**Your objective:**
Begin at the line containing "Give me the" in the entries below and end at the line containing "Chart.register(...registerables);"; transcribe that range exactly and nothing outside it.
— Begin Data section —
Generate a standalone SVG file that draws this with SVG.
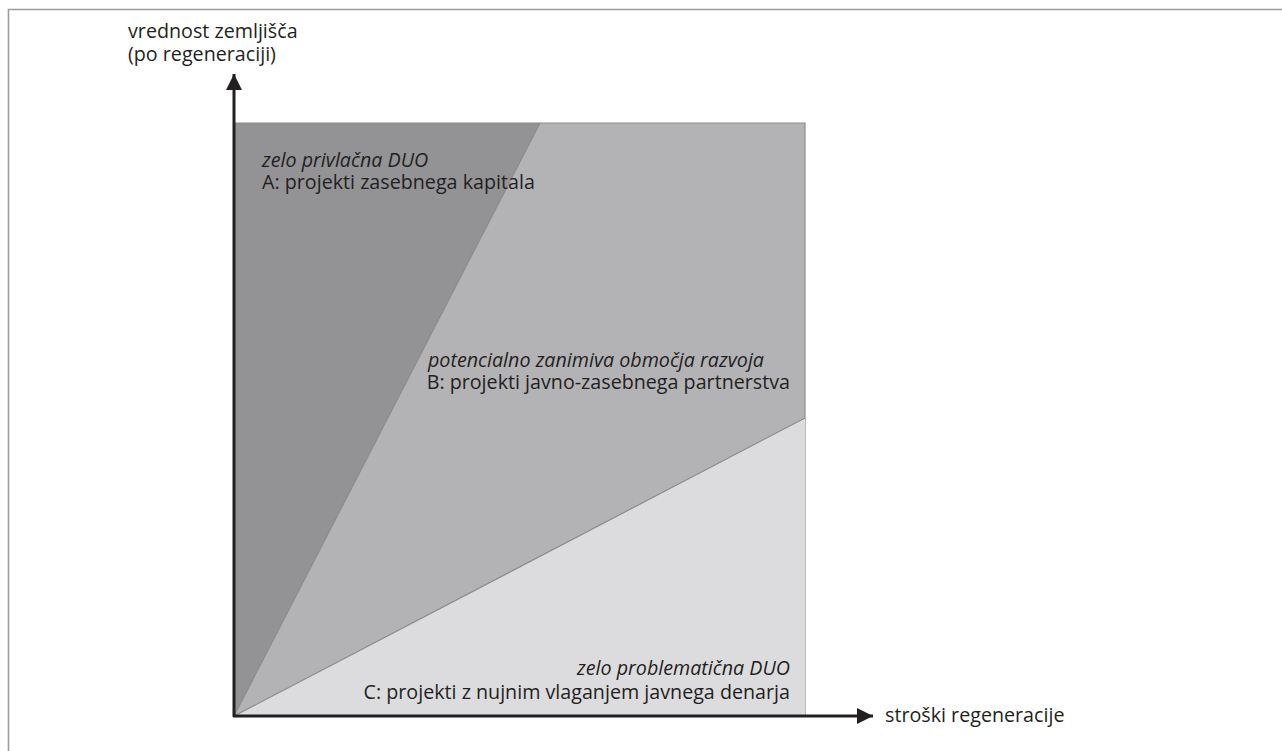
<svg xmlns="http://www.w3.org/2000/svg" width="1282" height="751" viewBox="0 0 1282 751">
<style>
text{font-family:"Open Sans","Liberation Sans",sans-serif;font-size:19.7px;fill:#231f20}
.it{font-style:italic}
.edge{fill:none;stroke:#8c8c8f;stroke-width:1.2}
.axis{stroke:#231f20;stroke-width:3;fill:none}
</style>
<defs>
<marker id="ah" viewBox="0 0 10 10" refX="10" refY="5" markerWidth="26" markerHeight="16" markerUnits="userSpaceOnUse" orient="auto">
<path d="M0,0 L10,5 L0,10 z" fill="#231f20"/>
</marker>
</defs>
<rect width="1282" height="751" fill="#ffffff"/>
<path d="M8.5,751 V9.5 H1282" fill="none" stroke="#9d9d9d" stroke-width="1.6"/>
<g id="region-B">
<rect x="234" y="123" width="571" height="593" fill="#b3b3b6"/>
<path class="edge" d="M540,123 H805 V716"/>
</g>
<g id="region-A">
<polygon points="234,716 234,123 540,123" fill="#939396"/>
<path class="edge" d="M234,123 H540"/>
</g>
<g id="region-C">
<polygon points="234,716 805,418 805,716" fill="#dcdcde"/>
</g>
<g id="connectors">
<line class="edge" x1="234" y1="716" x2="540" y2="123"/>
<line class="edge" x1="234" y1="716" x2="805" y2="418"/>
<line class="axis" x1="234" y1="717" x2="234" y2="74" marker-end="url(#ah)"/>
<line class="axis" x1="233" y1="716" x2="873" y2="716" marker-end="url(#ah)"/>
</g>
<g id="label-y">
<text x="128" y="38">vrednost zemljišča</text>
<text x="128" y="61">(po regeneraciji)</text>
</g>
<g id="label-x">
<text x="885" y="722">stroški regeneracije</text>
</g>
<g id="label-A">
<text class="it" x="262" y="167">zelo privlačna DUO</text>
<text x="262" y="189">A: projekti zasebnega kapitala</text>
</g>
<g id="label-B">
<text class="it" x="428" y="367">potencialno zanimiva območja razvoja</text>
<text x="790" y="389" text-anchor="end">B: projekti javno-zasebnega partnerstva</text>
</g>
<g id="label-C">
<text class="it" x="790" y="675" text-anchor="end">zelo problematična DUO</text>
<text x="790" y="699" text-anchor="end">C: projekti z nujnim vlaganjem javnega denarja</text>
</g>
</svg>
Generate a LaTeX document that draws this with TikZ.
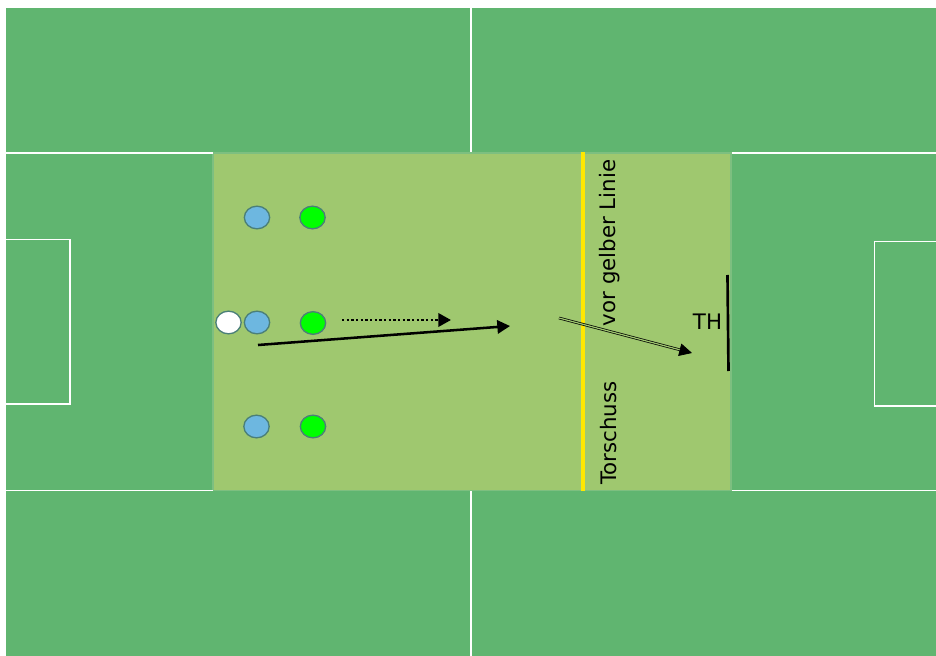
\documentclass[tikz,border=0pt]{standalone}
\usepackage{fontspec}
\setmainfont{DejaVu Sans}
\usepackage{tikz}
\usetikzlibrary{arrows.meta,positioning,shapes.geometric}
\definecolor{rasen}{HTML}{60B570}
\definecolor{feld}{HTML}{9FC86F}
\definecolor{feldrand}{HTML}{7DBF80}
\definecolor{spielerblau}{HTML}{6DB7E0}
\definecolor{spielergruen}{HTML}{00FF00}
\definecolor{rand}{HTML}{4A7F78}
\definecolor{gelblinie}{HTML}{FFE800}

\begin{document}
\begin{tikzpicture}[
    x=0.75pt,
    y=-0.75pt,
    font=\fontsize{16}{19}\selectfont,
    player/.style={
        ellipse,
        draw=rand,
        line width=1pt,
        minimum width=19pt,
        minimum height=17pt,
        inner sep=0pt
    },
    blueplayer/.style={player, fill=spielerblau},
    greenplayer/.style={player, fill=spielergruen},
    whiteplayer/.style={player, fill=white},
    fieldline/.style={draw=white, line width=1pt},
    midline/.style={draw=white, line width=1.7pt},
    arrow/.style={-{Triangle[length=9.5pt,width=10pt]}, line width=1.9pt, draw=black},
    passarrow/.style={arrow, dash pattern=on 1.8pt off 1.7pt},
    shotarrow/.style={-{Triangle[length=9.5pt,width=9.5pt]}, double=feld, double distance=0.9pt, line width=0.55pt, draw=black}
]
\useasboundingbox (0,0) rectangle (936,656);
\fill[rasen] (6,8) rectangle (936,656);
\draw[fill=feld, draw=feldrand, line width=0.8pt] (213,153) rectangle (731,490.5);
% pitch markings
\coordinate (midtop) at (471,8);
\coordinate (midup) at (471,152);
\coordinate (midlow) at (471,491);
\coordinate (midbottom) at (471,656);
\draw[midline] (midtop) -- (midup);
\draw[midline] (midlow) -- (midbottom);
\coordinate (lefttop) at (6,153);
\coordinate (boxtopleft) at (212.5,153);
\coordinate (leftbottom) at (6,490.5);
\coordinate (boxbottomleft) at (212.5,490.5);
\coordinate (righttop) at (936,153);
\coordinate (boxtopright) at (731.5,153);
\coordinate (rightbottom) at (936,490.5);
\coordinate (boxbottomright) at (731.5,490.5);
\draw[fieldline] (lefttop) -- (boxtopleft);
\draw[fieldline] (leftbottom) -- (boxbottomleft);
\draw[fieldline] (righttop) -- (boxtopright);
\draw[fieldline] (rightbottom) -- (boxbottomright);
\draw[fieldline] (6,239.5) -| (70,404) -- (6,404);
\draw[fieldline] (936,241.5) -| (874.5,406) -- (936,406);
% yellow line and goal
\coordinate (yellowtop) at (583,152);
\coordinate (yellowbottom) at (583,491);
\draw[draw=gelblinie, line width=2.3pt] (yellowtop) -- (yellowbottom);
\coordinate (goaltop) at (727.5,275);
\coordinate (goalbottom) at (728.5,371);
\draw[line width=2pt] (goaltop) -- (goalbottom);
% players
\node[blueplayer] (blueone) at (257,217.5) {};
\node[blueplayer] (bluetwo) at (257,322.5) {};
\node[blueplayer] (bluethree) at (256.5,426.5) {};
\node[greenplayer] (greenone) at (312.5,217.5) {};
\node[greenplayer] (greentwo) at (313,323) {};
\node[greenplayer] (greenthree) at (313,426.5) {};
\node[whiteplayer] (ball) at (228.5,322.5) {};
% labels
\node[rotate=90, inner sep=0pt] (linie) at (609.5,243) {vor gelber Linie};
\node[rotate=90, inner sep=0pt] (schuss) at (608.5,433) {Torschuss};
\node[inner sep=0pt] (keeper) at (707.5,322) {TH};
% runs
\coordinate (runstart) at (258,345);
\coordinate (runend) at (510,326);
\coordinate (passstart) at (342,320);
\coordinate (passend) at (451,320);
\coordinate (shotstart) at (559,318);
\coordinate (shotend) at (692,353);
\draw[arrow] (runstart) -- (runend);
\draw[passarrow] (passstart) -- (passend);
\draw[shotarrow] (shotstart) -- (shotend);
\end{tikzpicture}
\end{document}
— End Data section —
— Begin Data section —
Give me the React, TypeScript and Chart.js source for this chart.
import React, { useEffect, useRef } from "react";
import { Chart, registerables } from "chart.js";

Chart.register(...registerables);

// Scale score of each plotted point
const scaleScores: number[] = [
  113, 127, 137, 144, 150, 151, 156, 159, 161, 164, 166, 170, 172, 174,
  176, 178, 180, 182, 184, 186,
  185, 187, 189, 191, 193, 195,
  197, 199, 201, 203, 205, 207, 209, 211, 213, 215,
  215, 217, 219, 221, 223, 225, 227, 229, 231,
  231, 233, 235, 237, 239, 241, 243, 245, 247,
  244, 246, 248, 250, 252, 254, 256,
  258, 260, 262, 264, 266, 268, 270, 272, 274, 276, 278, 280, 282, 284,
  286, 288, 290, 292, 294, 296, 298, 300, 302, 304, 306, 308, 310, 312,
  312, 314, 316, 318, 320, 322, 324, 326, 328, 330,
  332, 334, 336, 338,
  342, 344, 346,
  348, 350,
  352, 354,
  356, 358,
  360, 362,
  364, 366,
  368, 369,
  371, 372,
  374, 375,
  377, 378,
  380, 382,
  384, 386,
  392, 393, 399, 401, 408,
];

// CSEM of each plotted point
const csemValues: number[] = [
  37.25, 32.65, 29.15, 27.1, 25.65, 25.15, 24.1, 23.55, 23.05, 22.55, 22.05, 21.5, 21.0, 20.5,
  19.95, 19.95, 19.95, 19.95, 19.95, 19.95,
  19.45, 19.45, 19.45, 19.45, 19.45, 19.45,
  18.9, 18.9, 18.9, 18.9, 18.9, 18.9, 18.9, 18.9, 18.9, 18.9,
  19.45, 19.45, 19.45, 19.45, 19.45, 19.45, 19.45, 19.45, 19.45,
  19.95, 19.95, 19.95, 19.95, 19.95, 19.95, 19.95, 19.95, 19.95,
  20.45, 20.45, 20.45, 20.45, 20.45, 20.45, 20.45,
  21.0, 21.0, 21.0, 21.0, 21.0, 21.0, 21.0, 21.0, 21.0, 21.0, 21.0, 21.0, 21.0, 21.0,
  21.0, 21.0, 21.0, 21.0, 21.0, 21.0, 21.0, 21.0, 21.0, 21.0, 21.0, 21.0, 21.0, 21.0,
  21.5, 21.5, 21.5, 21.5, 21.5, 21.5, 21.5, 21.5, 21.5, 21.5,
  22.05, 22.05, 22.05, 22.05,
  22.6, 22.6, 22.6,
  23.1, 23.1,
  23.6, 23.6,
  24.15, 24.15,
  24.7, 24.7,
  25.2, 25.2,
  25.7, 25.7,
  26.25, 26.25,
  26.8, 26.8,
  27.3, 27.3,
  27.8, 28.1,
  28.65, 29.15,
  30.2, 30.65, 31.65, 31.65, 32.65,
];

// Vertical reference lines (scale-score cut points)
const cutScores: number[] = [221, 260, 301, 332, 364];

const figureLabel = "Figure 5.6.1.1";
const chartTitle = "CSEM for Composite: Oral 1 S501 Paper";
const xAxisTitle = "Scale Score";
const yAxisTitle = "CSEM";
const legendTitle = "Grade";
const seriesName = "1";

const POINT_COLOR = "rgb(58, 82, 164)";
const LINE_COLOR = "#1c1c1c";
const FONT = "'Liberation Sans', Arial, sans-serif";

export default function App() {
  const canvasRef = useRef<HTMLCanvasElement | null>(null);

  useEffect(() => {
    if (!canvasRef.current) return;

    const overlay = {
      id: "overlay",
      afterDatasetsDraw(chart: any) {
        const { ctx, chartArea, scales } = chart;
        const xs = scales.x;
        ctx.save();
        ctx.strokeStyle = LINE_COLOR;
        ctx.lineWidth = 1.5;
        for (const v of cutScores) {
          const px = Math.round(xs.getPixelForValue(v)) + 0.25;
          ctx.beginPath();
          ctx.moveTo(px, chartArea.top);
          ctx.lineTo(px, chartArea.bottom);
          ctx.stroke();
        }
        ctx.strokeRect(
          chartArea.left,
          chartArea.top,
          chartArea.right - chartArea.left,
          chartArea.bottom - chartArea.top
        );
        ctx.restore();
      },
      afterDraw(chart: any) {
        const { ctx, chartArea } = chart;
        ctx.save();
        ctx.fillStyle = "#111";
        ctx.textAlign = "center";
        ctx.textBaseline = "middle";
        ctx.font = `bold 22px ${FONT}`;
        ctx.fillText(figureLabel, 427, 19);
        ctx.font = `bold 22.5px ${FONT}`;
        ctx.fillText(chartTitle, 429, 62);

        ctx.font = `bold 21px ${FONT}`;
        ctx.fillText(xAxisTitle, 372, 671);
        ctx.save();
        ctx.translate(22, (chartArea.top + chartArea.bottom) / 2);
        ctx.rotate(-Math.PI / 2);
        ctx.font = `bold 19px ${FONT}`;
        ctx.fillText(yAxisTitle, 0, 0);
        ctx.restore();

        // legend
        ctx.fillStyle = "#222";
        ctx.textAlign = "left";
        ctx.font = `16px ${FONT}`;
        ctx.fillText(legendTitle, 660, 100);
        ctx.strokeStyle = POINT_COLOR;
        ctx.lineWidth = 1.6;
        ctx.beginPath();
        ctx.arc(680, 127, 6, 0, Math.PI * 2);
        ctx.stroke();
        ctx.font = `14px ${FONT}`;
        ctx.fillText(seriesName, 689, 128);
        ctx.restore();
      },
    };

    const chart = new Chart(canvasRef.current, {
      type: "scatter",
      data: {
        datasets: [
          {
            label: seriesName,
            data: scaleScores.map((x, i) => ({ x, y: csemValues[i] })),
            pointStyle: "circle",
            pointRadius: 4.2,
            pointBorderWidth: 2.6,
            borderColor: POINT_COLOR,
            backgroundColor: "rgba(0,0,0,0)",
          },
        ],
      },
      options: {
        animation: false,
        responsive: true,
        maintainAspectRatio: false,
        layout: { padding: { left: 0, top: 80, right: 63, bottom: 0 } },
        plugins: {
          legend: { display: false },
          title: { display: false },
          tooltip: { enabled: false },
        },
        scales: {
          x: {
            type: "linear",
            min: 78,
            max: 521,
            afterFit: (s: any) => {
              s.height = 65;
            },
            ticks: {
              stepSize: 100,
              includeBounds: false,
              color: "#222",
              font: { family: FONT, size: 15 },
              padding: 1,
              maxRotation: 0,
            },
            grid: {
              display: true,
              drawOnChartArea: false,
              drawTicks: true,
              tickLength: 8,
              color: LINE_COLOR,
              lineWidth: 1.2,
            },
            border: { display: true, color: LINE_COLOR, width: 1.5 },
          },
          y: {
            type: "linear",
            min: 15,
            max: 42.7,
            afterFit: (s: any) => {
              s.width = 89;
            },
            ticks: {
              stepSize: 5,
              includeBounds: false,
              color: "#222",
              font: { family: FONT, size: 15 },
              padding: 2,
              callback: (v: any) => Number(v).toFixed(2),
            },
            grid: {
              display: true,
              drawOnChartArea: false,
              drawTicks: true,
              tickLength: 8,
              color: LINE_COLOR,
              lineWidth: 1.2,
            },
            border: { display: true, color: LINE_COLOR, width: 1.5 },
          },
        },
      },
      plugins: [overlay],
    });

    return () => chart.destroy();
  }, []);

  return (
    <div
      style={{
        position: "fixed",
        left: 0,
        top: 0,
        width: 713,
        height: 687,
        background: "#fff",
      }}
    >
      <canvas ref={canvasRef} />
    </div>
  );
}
— End Data section —
**Expected output:**
Give me the React, TypeScript and Chart.js source for this chart.
import React, { useEffect, useRef } from "react";
import { Chart, registerables } from "chart.js";

Chart.register(...registerables);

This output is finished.